Records from a data collection:

────────────────

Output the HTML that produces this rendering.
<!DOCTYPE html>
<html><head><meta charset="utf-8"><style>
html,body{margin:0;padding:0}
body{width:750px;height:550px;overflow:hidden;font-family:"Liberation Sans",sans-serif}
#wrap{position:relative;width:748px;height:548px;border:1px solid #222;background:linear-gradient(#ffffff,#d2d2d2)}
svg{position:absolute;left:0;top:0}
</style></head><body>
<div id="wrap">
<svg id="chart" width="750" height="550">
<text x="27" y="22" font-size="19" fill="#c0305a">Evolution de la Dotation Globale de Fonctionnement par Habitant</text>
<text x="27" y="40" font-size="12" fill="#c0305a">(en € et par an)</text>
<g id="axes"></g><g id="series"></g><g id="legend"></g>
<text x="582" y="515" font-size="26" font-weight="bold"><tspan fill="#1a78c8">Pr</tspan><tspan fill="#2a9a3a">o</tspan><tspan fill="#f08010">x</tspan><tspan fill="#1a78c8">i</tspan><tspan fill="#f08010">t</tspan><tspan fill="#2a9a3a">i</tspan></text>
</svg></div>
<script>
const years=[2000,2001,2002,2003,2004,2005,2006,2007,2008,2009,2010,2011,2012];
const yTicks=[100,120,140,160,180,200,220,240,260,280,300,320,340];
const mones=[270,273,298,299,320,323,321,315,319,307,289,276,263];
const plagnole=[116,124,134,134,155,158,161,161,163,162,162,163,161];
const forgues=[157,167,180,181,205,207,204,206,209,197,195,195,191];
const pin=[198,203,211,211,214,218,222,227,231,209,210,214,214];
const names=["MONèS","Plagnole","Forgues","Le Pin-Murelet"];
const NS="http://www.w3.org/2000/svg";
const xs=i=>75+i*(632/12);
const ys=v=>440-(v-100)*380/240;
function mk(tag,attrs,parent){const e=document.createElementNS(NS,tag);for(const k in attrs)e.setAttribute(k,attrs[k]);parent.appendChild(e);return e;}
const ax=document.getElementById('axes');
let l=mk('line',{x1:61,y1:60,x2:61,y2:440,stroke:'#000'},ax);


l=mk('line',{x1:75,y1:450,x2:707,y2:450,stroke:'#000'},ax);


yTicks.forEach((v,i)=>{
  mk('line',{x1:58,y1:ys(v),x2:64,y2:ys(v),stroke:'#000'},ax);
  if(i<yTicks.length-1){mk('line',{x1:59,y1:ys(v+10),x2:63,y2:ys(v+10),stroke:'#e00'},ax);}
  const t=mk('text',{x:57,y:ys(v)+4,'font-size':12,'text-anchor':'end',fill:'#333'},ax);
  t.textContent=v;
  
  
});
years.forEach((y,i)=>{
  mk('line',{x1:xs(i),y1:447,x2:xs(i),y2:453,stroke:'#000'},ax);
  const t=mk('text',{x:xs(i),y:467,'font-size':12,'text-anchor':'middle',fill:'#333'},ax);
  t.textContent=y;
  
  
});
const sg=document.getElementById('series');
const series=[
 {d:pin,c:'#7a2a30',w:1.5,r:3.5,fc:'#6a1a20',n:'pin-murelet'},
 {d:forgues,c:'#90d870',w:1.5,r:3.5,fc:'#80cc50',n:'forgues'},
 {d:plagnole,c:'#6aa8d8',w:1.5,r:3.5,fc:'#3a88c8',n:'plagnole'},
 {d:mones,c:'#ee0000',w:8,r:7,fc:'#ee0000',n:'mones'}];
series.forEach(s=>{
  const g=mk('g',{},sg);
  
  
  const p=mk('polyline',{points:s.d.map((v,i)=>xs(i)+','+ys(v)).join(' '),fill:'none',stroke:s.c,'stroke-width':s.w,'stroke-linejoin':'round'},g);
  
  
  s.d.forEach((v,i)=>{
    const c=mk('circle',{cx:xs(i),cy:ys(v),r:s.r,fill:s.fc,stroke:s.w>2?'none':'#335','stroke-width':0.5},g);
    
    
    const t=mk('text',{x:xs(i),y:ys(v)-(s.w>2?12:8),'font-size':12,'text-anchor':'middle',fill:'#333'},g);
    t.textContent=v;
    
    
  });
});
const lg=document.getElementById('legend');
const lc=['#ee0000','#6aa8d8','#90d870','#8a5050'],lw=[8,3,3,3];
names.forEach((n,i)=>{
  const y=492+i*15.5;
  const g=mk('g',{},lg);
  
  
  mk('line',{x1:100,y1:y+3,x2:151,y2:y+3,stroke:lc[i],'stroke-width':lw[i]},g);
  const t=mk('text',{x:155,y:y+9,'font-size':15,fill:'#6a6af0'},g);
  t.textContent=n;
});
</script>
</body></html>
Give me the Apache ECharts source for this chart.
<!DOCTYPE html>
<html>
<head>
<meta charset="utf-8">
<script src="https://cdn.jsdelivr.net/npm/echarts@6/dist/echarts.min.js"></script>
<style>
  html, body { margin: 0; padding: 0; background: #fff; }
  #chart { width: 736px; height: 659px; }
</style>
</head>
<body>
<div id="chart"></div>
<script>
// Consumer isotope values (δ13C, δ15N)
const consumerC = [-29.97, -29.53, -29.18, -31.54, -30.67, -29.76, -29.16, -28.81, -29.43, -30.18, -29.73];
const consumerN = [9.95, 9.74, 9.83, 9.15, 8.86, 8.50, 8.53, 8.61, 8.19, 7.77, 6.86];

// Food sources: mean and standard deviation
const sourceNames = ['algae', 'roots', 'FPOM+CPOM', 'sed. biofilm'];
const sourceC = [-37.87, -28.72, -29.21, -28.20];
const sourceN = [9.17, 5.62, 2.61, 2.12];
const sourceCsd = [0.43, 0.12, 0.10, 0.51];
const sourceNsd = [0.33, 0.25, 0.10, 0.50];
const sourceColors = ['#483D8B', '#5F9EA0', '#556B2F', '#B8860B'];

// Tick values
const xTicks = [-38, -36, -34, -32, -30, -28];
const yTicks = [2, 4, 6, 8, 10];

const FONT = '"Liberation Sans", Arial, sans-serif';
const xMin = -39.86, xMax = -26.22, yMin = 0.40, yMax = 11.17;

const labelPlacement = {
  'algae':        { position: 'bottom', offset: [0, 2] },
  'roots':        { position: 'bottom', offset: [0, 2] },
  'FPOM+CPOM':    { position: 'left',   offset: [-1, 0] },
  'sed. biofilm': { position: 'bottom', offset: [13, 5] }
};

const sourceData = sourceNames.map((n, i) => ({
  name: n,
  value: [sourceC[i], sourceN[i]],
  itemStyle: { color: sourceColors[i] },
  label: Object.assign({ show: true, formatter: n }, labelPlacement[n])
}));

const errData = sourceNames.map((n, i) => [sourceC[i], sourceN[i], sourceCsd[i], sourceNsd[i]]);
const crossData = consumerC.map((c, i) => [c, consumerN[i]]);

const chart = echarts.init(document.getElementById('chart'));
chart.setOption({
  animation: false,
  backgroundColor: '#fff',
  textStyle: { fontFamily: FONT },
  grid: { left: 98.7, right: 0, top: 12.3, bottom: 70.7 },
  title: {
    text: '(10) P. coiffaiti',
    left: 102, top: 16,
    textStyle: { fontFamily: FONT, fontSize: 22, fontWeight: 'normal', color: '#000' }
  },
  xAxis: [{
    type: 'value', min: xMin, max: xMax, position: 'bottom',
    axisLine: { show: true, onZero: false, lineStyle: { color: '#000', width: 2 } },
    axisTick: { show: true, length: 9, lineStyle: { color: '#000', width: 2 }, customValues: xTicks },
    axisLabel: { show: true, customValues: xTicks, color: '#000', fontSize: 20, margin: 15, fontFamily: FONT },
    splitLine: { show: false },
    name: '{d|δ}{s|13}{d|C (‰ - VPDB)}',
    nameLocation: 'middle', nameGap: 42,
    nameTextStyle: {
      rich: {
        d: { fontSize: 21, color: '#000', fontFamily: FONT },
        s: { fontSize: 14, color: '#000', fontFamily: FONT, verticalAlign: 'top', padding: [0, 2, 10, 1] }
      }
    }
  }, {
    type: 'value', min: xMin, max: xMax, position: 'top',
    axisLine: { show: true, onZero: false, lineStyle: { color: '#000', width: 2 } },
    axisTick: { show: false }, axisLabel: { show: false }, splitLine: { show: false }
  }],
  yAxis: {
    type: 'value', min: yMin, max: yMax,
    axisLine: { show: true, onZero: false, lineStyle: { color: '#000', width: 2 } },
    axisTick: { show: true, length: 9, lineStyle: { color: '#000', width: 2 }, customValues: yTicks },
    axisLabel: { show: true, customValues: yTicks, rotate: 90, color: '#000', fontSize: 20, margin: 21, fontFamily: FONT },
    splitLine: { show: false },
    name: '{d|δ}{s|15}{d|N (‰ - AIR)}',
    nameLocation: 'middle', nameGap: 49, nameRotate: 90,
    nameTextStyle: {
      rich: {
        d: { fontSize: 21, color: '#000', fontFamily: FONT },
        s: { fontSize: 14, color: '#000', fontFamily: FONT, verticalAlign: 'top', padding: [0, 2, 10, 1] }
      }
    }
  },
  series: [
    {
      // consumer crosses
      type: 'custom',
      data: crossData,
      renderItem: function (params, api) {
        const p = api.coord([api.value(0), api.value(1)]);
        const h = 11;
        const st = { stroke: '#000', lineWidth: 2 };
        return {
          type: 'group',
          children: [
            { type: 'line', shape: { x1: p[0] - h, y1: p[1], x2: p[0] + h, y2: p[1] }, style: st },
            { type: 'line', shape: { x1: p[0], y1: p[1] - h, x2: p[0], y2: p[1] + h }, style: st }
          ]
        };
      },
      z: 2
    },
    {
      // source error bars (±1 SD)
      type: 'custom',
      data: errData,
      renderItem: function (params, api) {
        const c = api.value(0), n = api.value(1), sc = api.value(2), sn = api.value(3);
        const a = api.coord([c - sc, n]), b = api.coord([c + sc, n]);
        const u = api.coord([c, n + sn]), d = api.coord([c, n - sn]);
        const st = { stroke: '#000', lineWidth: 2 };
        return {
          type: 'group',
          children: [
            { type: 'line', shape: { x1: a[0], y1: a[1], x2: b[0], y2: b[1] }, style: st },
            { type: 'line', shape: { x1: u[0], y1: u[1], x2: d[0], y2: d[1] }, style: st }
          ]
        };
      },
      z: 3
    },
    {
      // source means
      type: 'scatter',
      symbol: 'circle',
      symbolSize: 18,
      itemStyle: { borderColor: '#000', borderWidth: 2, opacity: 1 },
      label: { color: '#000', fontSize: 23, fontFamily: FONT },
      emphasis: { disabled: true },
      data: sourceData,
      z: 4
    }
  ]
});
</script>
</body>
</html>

────────────────

From the entries above, copy every line containing the word "this".

Output the HTML that produces this rendering.
Give me the Apache ECharts source for this chart.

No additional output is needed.